Similarly, South Sudan officially seceded from Sudan in 2011 and has existed on the grim shorelines of civil war and famine. It is believed that close to 500,000 people have so far lost their lives in the failed experiment that is South Sudan.

Despite the uncertainty and instability associated with secession, it is not strange to come across people who harbour such thoughts. A failing social order cannot prevent its victims from entertaining thoughts of political divorce, anyway. And Kenya is a failing social order. For 60 years, Kenya has failed to protect its citizens from political violence, run-away greed and socio-economic injustices. For Kenyans, Kenya nation-state is as cruel as it is illegitimate.

The legitimacy of a modern state, as the eminent Israeli historian Yuval Harai argues in 21 Lessons for the 21St Century, is based on its promise to keep the public sphere free from political violence.

Card-holding Azimio supporters argue that it is not possible to establish who won the 2022 presidential elections without referring to the Independent Electoral and Boundaries Commission (IEBC) servers. If IEBC is indeed right that Ruto won, they argue, why is it so difficult to 'open' the servers so that we can put this matter to bed once and for all?

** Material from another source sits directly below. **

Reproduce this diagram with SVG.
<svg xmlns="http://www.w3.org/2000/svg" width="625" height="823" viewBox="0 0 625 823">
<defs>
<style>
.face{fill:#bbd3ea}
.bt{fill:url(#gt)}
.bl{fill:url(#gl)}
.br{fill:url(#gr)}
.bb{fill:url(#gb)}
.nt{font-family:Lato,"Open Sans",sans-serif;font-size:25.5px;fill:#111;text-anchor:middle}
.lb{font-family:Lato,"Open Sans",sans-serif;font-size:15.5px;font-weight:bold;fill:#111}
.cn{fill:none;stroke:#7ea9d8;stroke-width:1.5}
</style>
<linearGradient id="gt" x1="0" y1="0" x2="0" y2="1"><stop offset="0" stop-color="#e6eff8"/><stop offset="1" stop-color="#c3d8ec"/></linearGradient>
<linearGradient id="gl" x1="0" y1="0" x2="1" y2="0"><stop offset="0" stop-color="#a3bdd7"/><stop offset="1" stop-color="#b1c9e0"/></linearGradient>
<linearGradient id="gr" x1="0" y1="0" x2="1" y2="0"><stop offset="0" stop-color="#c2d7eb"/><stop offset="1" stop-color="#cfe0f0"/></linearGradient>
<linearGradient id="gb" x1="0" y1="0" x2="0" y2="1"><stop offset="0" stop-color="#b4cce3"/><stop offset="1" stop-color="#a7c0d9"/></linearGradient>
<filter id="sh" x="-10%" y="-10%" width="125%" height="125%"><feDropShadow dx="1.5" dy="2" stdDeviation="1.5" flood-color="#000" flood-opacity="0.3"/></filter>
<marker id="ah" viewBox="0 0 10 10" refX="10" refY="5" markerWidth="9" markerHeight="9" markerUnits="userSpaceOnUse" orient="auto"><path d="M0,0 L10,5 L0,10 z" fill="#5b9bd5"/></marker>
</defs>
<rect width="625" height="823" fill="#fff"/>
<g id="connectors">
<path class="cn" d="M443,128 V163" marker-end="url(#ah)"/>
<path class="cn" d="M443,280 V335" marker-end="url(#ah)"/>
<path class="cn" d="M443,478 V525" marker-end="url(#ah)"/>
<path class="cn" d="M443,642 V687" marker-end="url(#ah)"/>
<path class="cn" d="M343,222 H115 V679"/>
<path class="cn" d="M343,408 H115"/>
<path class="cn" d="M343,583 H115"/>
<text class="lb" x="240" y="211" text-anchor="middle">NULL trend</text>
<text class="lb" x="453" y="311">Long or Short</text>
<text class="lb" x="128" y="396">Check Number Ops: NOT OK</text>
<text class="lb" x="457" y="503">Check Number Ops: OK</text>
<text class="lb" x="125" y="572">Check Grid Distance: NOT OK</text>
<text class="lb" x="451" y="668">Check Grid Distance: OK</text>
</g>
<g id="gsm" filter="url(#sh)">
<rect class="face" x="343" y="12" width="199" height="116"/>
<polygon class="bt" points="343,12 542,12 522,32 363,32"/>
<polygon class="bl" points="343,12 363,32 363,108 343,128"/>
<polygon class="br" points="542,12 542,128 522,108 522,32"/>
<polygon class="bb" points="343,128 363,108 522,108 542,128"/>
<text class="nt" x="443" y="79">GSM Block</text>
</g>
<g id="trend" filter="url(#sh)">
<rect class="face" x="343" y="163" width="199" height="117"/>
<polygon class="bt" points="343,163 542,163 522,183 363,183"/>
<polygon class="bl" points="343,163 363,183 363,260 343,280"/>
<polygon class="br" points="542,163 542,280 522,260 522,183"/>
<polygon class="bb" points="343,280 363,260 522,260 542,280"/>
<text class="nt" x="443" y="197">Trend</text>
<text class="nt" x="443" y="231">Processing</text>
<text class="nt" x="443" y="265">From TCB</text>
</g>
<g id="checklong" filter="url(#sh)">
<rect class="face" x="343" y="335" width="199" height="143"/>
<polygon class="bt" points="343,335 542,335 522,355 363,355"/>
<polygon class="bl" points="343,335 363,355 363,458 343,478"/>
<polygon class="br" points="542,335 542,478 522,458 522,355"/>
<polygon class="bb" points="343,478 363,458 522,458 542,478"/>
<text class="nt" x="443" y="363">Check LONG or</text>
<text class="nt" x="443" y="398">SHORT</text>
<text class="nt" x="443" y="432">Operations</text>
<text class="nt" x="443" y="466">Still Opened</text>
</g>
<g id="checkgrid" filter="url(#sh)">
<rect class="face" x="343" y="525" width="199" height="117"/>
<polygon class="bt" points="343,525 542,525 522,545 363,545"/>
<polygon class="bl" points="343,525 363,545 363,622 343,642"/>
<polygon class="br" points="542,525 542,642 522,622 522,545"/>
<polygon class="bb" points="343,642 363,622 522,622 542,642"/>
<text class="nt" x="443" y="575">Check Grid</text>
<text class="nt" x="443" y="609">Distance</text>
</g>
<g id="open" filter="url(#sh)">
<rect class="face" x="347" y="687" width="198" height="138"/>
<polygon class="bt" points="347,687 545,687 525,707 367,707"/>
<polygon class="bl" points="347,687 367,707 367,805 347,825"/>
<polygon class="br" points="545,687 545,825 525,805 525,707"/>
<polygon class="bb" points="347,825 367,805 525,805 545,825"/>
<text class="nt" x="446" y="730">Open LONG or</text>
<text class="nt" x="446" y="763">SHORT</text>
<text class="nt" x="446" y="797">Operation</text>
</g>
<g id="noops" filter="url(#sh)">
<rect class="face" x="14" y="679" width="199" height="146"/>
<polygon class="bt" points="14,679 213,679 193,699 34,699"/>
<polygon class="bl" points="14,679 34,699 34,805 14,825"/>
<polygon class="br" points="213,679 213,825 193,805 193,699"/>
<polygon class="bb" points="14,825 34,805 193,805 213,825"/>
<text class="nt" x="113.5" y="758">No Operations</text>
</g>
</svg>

Kenya Kwanza supporters respond by saying that the elections were determined at the polling station and that there is no other server that contains separate results from the ones available on the IEBC's public portal.

Moreover, Kenya Kwanza apologists argue, the Supreme Court had the opportunity to listen to this debate about servers and rendered it 'hot air' and 'wild goose chase'. What else does Raila want? They wonder.

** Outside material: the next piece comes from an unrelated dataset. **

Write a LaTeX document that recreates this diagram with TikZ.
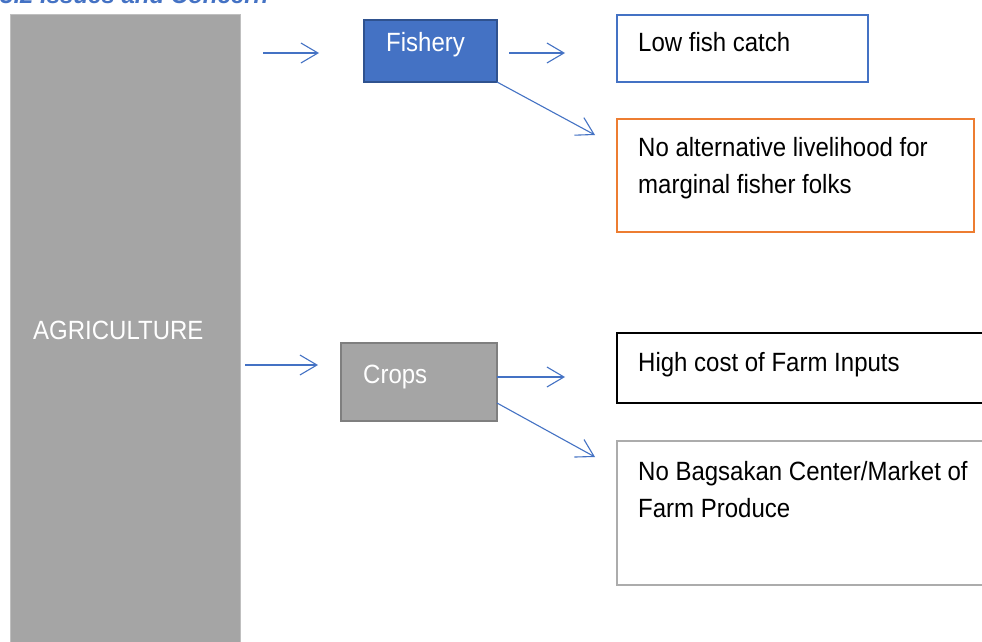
\documentclass[tikz,border=0pt]{standalone}
\usepackage{fontspec}
\setmainfont{Liberation Sans}
\usepackage{graphicx}
\usetikzlibrary{arrows.meta}
\definecolor{mblue}{HTML}{4472C4}
\definecolor{dblue}{HTML}{2F528F}
\definecolor{morange}{HTML}{ED7D31}
\definecolor{mgray}{HTML}{A5A5A5}
\definecolor{dgray}{HTML}{7F7F7F}
\definecolor{lgray}{HTML}{BFBFBF}
\newcommand{\tallline}[1]{\scalebox{1}[1.1]{#1}}
\newcommand{\tallpar}[1]{\scalebox{1}[1.1]{\begin{tabular}[b]{@{}l@{}}#1\end{tabular}}}
\begin{document}
\begin{tikzpicture}[x=1pt,y=-1pt,
  txt/.style={inner sep=0pt,anchor=base west,align=left,font=\fontsize{24}{33.6}\selectfont},
  wtxt/.style={txt,text=white},
  arr/.style={draw=mblue,line width=1.1pt,-{Straight Barb[length=17pt,width=20pt,line width=1.1pt]}}
]
\useasboundingbox (0,0) rectangle (982,642);
\clip (0,0) rectangle (982,642);
\fill[white] (0,0) rectangle (982,642);
% title (cut off at the top)
\node[txt,text=mblue,font=\fontsize{24}{28}\selectfont\bfseries\itshape] (title) at (0,3.5) {3.2 Issues and Concern};
% boxes
\draw[fill=mgray,draw=lgray,line width=1pt] (10,15) rectangle (240,680);
\draw[fill=mblue,draw=dblue,line width=2pt] (364,20) rectangle (497,82);
\coordinate (fishSE) at (497,82);
\draw[draw=mblue,line width=1.5pt] (617,15) rectangle (868,82);
\draw[draw=morange,line width=2pt] (617,119) rectangle (974,232);
\draw[fill=mgray,draw=dgray,line width=2pt] (341,343) rectangle (497,421);
\draw[draw=black,line width=2.5pt] (617,333) rectangle (1000,403);
\draw[draw=lgray!90!black,line width=2pt] (617,441) rectangle (1000,585);
% texts
\node[wtxt] (agri) at (33,339) {\tallline{AGRICULTURE}};
\node[wtxt] (fish) at (386,52) {\tallline{Fishery}};
\node[wtxt] (crops) at (363,383) {\tallline{Crops}};
\node[txt] (low) at (638,52) {\tallline{Low fish catch}};
\node[txt] (alt) at (638,193) {\tallpar{No alternative livelihood for\\marginal fisher folks}};
\node[txt] (high) at (638,371) {\tallline{High cost of Farm Inputs}};
\node[txt] (bag) at (638,517) {\tallpar{No Bagsakan Center/Market of\\Farm Produce}};
% arrow end points
\coordinate (a1s) at (263,53); \coordinate (a1e) at (319,53);
\coordinate (a2s) at (509,53); \coordinate (a2e) at (565,53);
\coordinate (a3e) at (595,135);
\coordinate (a4s) at (245,365); \coordinate (a4e) at (318,365);
\coordinate (a5s) at (497,377); \coordinate (a5e) at (565,377);
\coordinate (a6s) at (497,403); \coordinate (a6e) at (595,457);
\draw[arr] (a1s) -- (a1e);
\draw[arr] (a2s) -- (a2e);
\draw[arr] (fishSE) -- (a3e);
\draw[arr] (a4s) -- (a4e);
\draw[arr] (a5s) -- (a5e);
\draw[arr] (a6s) -- (a6e);
\end{tikzpicture}
\end{document}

Religious leaders, the media and priests of righteousness have called on Raila and President Ruto to hold talks for the sake of the country.

Kenya Kwanza apologists are astounded by these calls. They wonder what President Ruto and Raila should be talking about in the first place, seven months after the presidential results were declared by IEBC and upheld by the Supreme Court.

"The elections were settled. We have to get back to work and build the country," Deputy President Rigathi Gachagua has repeatedly told Raila and his camp.

The 15th-century Greek philosopher Herodotus - who is considered the father of history - was convinced that soft countries breed soft men. We may well add that soft problems tend to attract soft solutions. However, what Kenyan democracy is faced with is neither a soft problem nor a crisis of strong men. The challenges facing Kenyan democracy are hard problems that demand hard solutions.